Only last July, Dr. L.S.B. Leakey and his wife found the skull and part of the skeleton of a new genus, Nutcracker man (Zinjanthropus boisei), lying deep in a gorge in Tanganyika, East Africa. This strange creature, less than five feet in height, had a man-like face and teeth, a skull crest something like a gorilla, and a brain capacity probably only about half that of a modern man. Yet he was a maker of stone tools. Lying with the skeleton were crude flint implements, a hammerstone, and bones of animals he had hunted. Many of the animals living at that time in Africa were gigantic–wild sheep standing seven feet high at the shoulder with a twelve-foot span of horns, wild pigs as large as rhinoceros. Nutcracker man could have killed only the infants of such animals, so he probably lived mostly on plant foods.

All this has brought up another question for scientists to debate: what is the dividing line between a man-like animal and true man. Did ape-men use fire and make tools, or does tool-making mark the emergence of animal into human?

In any case, Africa has now become the primary hunting ground for the remains of fossil men and their earliest tools. There are many who believe that the ancestors of all men are to be found there.

Moreover, the archaeologist may soon have the means to determine much more precisely the dates for ancient man and the Ice Age. For some time, radioactive carbon has been utilized to establish the age of organic material up to thirty thousand years old. Farther back than that, there was only uncertainty. But today a new method of dating is becoming available–a method known as Potassium-Argon, also based on radioactivity. Though its discovery has barely been announced, the world’s scientists are confident that it will enable them to fix the absolute age of fossil men and their stone implements as far back as four hundred thousand years!
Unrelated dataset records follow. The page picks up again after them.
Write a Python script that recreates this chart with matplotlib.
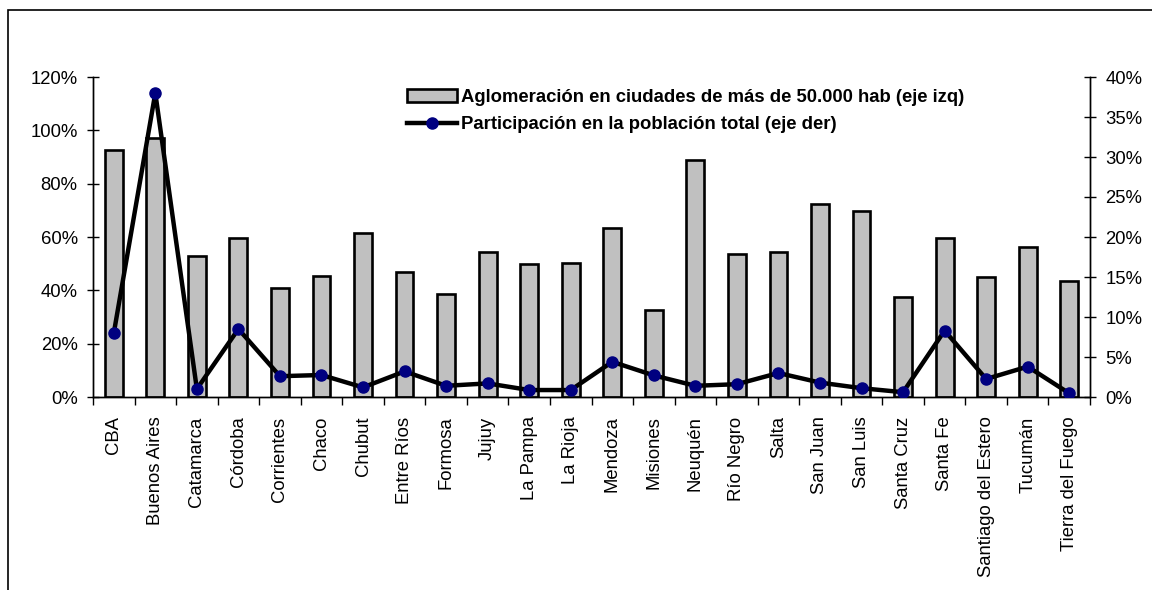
import numpy as np
import matplotlib
matplotlib.use("Agg")
import matplotlib.pyplot as plt
from matplotlib.patches import Rectangle
from matplotlib.ticker import FuncFormatter, MultipleLocator

plt.rcParams['font.family'] = ['Liberation Sans', 'DejaVu Sans']

provincias = ["CBA", "Buenos Aires", "Catamarca", "Córdoba", "Corrientes", "Chaco",
              "Chubut", "Entre Ríos", "Formosa", "Jujuy", "La Pampa", "La Rioja",
              "Mendoza", "Misiones", "Neuquén", "Río Negro", "Salta", "San Juan",
              "San Luis", "Santa Cruz", "Santa Fe", "Santiago del Estero", "Tucumán",
              "Tierra del Fuego"]

# share of population living in cities above 50.000 inhabitants (left axis)
aglomeracion = [0.926, 0.972, 0.530, 0.595, 0.410, 0.454, 0.616, 0.468, 0.385,
                0.543, 0.498, 0.502, 0.635, 0.326, 0.888, 0.535, 0.544, 0.724,
                0.697, 0.374, 0.595, 0.450, 0.564, 0.436]

# share of the national population (right axis)
participacion = [0.0796, 0.380, 0.010, 0.085, 0.026, 0.0275, 0.012, 0.032, 0.014,
                 0.017, 0.0087, 0.0087, 0.044, 0.027, 0.014, 0.016, 0.030, 0.018,
                 0.011, 0.006, 0.083, 0.0225, 0.038, 0.0046]

lbl_bar = "Aglomeración en ciudades de más de 50.000 hab (eje izq)"
lbl_line = "Participación en la población total (eje der)"

fs = 13.3
fig = plt.figure(figsize=(11.52, 5.9), dpi=100)
ax = fig.add_axes([93 / 1152, 193 / 590, 997 / 1152, 320 / 590])

x = np.arange(len(provincias))
bars = ax.bar(x, aglomeracion, width=0.43, color="#C0C0C0", edgecolor="black",
              linewidth=1.9, label=lbl_bar, zorder=2)
ax.set_xlim(-0.5, len(provincias) - 0.5)
ax.set_ylim(0, 1.2)
ax.yaxis.set_major_locator(MultipleLocator(0.2))
ax.yaxis.set_major_formatter(FuncFormatter(lambda v, p: f"{v * 100:.0f}%"))

ax.set_xticks(x)
ax.set_xticklabels(provincias, rotation=90, fontsize=fs)
ax.tick_params(axis="x", which="major", length=0, pad=14)
ax.set_xticks(np.arange(-0.5, len(provincias)), minor=True)
ax.tick_params(axis="x", which="minor", length=6, width=1, direction="out")
ax.tick_params(axis="y", labelsize=fs, length=8, width=1, direction="inout", pad=7)

ax2 = ax.twinx()
line, = ax2.plot(x, participacion, color="black", lw=3.2, marker="o", markersize=8,
                 markerfacecolor="#000080", markeredgecolor="#000080",
                 label=lbl_line, zorder=3)
ax2.set_ylim(0, 0.4)
ax2.yaxis.set_major_locator(MultipleLocator(0.05))
ax2.yaxis.set_major_formatter(FuncFormatter(lambda v, p: f"{v * 100:.0f}%"))
ax2.tick_params(axis="y", labelsize=fs, length=8, width=1, direction="inout", pad=7)

for a in (ax, ax2):
    a.spines["top"].set_visible(False)
    for s in ("left", "right", "bottom"):
        a.spines[s].set_linewidth(1)

leg = ax2.legend([bars, line], [lbl_bar, lbl_line], loc="upper left",
                 bbox_to_anchor=(398 / 1152, 1 - 80 / 590),
                 bbox_transform=fig.transFigure, frameon=False,
                 prop={"weight": "bold", "size": fs}, handlelength=2.7,
                 handletextpad=0.2, labelspacing=0.55, borderpad=0)

# outer chart-area frame
fig.add_artist(Rectangle((8 / 1152, -0.1), 1.2, 1 - 10 / 590 + 0.1,
                         transform=fig.transFigure, fill=False,
                         edgecolor="black", linewidth=1.2))

fig.savefig("out.png", dpi=100)
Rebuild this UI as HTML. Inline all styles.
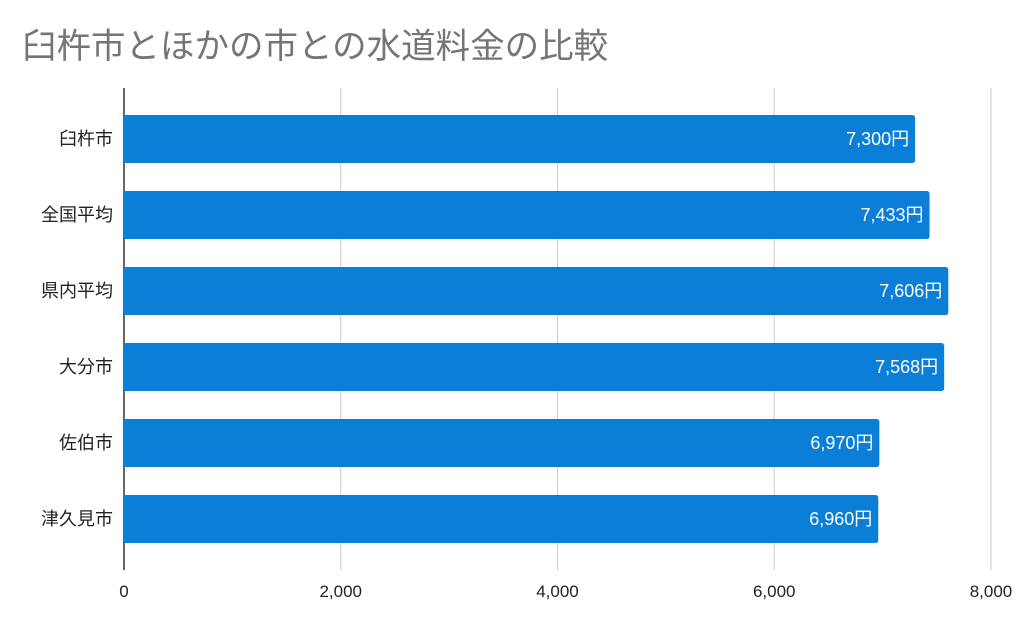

The number of human fossil bones so far discovered is, of course, infinitesimal compared to the number of individuals and physical types which must have existed. But rare as they are, they are not yet enough to tell us much of the story we seek, and few can doubt that today’s diggers equipped with their new techniques of carbon-dating are well on their way to answering archaeology’s most fundamental question: what is the life-span of the human race in actual years?

Thus, at mid-point in the last century of our present millennium, we seem well on the way to the knowledge, fairly complete and precise, of where we, as human beings, came from and how we got where we are. But facing us is still another question, perhaps the most profound of all: where are we going?

We have studied man during his long day on earth, all but the last few minutes of which he has lived as a savage and a hunter. We have observed his civilizations rising and flourishing and falling, with one elbowing another aside and being elbowed aside in turn.

Out of the timeless processes of history, is there any insight we can gain and bring to bear on this question of our own future and that of our Western Civilization? Has our civilization a predictable life expectancy like all the others? Will we be elbowed aside, too, in our turn?

On the evidence of history, very likely. Yet it is a fact that there are no precedents in history for the kind of civilization we have developed. The civilization of Western Man is the first to embrace the whole world and its peoples. Except for a few semi-civilized tribes fast learning the ways of the West, there exists no rival culture. There are rival nations and rival economic systems, but they are all a part of the one all-embracing civilization. Furthermore, our civilization has reached the stage of development where it is able to alter the physical aspect of the very world we live in.

Whence, save from itself, is its destruction to come? Lacking an outside force capable of toppling it, will Western Civilization survive indefinitely, or in some climax of madness will man use the technology he has developed over the millennia to destroy himself and all his world?